I was reading this post and I got to the final question, or rather the final answer, where you say you place your orders "at market", without limits. I realize that this is the way you've been doing this forever and you're apparently happy and never had a problem. However, I would like to point out that the bid/ask prices are often WAY off the last price, especially when trading thinly traded stocks, and even more so during the first minutes of trading after market opening. I've seen ~$30 stocks with an ask price of $1000 and bid price of $1. An inexperienced trader might place a market order and have it fill at that price, even if the bid/ask price shows something different when he places the order. Using limit orders is generally good practice, in my opinion. It is very simple anyway, and usually the default order type.

Cheers! :) 

Thursday, 12 April 2007 - 7:24 AM CDT

Name: "anonymous"

"Diego" wrote:

Hello Bob and readers,

I was reading this post and I got to the final question, or rather the final answer, where you say you place your orders "at market", without limits. I realize that this is the way you've been doing this forever and you're apparently happy and never had a problem. However, I would like to point out that the bid/ask prices are often WAY off the last price, especially when trading thinly traded stocks, and even more so during the first minutes of trading after market opening. I've seen ~$30 stocks with an ask price of $1000 and bid price of $1. An inexperienced trader might place a market order and have it fill at that price, even if the bid/ask price shows something different when he places the order. Using limit orders is generally good practice, in my opinion. It is very simple anyway, and usually the default order type.

Cheers! :)

Diego,

I have seen that happen as well.  So in that particular case, I would agree that a limit order would be appropriate.  I haven't had this problem with my Fidelity account, but they do preview the order and anticipated cost.  So I guess that is how I avoid this kind of disaster.  Thanks for reading and writing!

Bob

Thursday, 12 April 2007 - 11:49 AM CDT

Name: "JM"

"Diego" wrote:

I was reading this post... you place your orders "at market", without limits....bid/ask prices are often WAY off the last price.... and even more so during the first minutes of trading after market opening.

Bob - excellent website!!
That an interesting point Diego. Bob, when in the day do you review the top % gainers? morning? midday? or doesn't matter to you?

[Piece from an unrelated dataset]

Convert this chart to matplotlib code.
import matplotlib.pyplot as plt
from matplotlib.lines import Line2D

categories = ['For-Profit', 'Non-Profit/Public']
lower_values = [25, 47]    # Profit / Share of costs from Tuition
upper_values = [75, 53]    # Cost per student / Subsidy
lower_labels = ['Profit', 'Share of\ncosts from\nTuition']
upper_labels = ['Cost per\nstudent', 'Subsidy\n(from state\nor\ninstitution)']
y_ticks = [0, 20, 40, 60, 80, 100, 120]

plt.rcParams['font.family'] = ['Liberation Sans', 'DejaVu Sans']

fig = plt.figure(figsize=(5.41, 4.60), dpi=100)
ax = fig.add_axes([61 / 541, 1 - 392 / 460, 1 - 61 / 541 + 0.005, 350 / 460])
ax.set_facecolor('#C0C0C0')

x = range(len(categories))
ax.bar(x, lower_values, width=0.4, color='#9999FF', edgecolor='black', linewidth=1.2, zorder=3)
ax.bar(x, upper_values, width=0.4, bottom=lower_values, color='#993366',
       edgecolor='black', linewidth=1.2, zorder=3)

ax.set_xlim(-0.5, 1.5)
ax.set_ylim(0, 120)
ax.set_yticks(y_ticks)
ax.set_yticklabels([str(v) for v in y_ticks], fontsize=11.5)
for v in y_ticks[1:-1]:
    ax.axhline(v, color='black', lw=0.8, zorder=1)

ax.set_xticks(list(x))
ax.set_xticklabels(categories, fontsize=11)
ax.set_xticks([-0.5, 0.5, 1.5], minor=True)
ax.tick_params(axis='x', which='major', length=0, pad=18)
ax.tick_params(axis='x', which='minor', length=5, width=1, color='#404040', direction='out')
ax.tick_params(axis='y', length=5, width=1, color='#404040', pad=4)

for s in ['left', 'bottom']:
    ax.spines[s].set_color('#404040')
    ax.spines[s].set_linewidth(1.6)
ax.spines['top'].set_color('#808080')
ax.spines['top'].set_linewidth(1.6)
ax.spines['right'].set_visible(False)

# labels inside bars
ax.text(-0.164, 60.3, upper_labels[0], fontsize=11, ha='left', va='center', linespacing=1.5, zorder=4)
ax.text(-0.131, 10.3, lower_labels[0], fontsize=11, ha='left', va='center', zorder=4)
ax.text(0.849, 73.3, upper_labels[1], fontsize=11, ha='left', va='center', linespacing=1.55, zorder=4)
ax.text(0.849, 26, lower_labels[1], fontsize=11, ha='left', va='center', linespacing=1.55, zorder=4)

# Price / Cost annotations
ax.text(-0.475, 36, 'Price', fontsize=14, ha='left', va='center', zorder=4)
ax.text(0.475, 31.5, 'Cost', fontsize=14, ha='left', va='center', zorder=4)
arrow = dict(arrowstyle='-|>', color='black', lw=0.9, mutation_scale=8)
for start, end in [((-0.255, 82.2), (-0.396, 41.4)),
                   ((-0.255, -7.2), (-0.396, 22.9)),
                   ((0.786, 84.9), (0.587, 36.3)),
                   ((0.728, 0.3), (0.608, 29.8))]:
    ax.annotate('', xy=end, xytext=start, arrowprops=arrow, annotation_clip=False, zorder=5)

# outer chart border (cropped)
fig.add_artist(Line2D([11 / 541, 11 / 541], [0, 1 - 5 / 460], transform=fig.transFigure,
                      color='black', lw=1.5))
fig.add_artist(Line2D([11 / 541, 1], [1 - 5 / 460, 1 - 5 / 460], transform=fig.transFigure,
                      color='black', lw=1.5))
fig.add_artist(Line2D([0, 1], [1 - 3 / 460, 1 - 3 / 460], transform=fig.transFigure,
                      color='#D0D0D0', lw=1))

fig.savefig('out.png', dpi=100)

Saturday, 14 April 2007 - 8:49 AM CDT

Name: bobsadviceforstocks
Home Page: http://bobsadviceforstocks.tripod.com

"JM" wrote:
"Diego" wrote:

I was reading this post... you place your orders "at market", without limits....bid/ask prices are often WAY off the last price.... and even more so during the first minutes of trading after market opening.

Bob - excellent website!!
That an interesting point Diego. Bob, when in the day do you review the top % gainers? morning? midday? or doesn't matter to you?

JM,

Quite frankly, whenever I get a chance.  Sometimes in the morning, sometimes after the close of trading.  When I do have a sale at a gain and am in the market to add a new position, I look at that time to find a new position.  Otherwise, I am very un-systematic with this.  No particular time.  Not every day.  Doesn't seem to matter.

In fact, sometimes I have written up stocks only to find that they 'fall off' the list later in the day.  

Being on the 'list' is a good start.  It is everything else that really matters in line with this evidence of strong daily momentum.